[erlang-questions] Erlang arithmetics
Richard O'Keefe
<>
Mon Nov 1 04:16:21 CET 2010
On 30/10/2010, at 10:55 PM, Morten Krogh wrote:
> Sorry, I just realized that you are only timing the inner loop, not the random number generation.
>
> But why bother with the random numbers then? Shouldn't multiplication and addition run with the same speed for all values of numbers of a given type?
No.
For example, according to
http://pdos.csail.mit.edu/6.828/2007/readings/i386/IMUL.htm
"The 80386 uses an early-out multiply algorithm.
The actual number of clocks depends on the position of the most
significant bit in the ... multiplier."
Look for "early-out multiply".
Since these numbers were the results of random:uniform(1000)
they should be particularly nice cases for an early-out multiplier.

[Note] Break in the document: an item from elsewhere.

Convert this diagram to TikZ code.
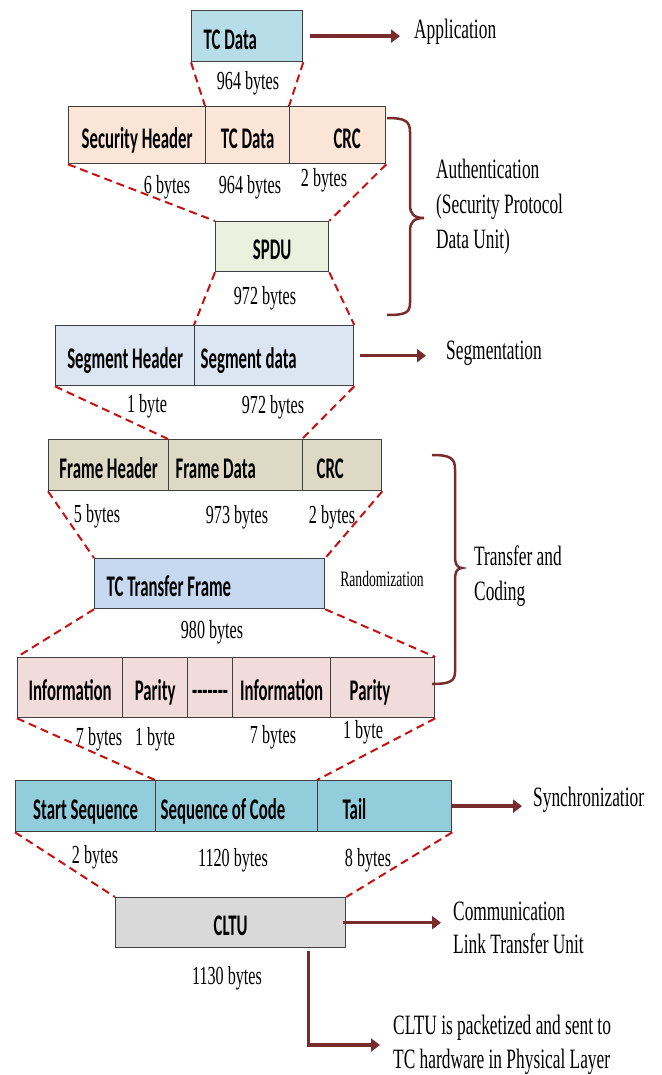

Had they been random:uniform(1000000) the products would have
been bignums on a 32-bit machine and thus *much* slower;
bignum operations *definitely* depend on the size of the number.
Nor can you expect the cost of + and * to be uniform for
floats. Operations that overflow to +/-infinity may well be
*very* expensive on some machines. One popular implementation
strategy for IEEE arithmetic was to do the easy cases in hardware
and let the operating system finish the tough jobs.